The word savage, originally meaning wild or uncultivated, has come to mean cruel and blood-thirsty, because of the representations habitually made that wild or uncultivated tribes of men are cruel and blood-thirsty. And ferocity having come to be thought of as a constant attribute of uncivilized races, which are also distinguished by not having our religion, it is tacitly assumed that the absence of our religion is the cause of this ferocity. But if, struggling successfully against the bias of patriotism, we correct the evidence which that bias has garbled, we find ourselves obliged to receive this assumption with great qualifications.

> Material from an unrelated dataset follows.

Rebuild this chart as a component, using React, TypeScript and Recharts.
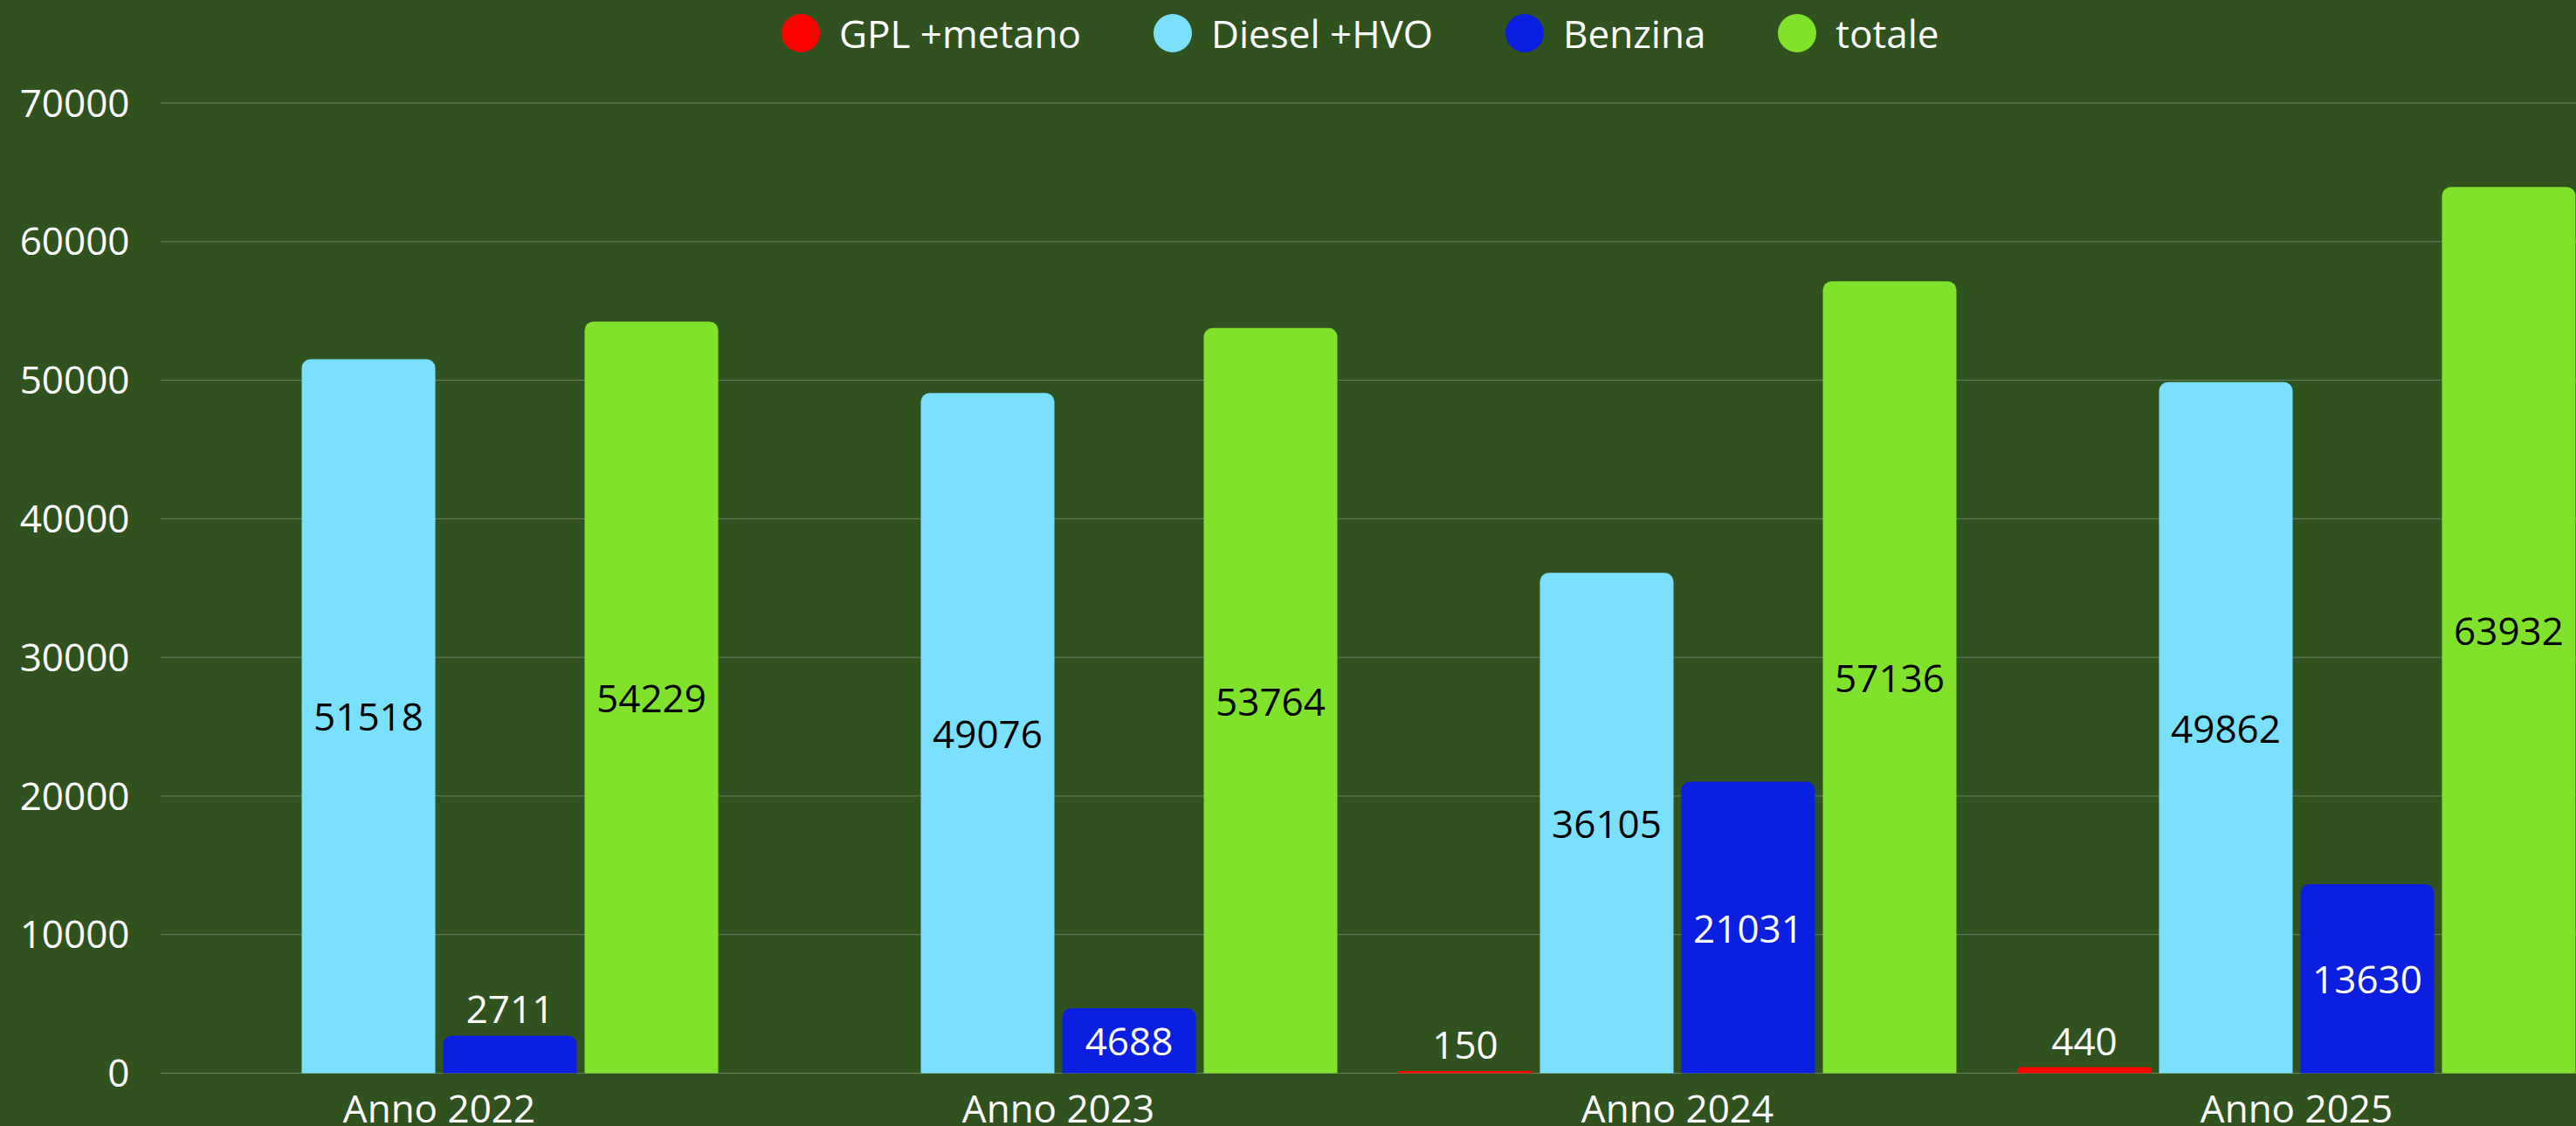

When, for instance, we read Cook's account of the Tahitians, as first visited by him, we are surprised to meet with some traits among them, higher than those of their civilized visitors. Though some pilfering was committed by them, it was not so serious as that of which the sailors were guilty in stealing the iron bolts out of their own ship to pay the native women. And when, after Cook had enacted a penalty for theft, the natives complained of one of his own crew—when this sailor, convicted of the offence he was charged with, was condemned to be whipped, the natives tried to get him off, and, failing to do this, shed tears on seeing preparations for the punishment. If, again, we compare critically the accounts of Cook's death, we see clearly enough that the Sandwich-Islanders behaved amicably until they had been ill-used, and had reason to fear further ill-usage. The experiences of many other travellers similarly show us that friendly conduct on the part of uncivilized races, when first visited, is very general; and that their subsequent unfriendly conduct, when it occurs, is nothing but retaliation for injuries received from the civilized. Such a fact as that the natives of Queen Charlotte's Island did not attack Captain Carteret's party till after they had received just cause of offence,[1] may be taken as typical of the histories of transactions between wild races and cultivated races. When we inquire into the case of the missionary Williams, "the Martyr of Erromanga," we discover that his murder, dilated upon as proving the wickedness of unreclaimed natures, was a revenge for injuries previously suffered from wicked Europeans. Here are a few testimonies respecting the relative behaviors of civilized and uncivilized:

"After we had killed a man at the Marquesas, grievously wounded one at Easter Island, hooked a third with a boat-hook at Tonga-tabu, wounded one at Namocka, another at Mallicollo, and killed another at Tauna; the several inhabitants behaved in a civil and harmless manner to us, though they might have taken ample revenge by cutting off our straggling parties."[2]

"Excepting at Cafta, where I was for a time supposed to come with hostile intent, I was treated inhospitably by no one during all my travels, excepting by Europeans, who had nothing against me but my apparent poverty."[3]

  1. Hawkesworth's "Voyages," vol i., p. 573.
  2. Forster's "Observations," etc., p. 406.
  3. Parkyns's "Abyssinia," vol ii., p. 431.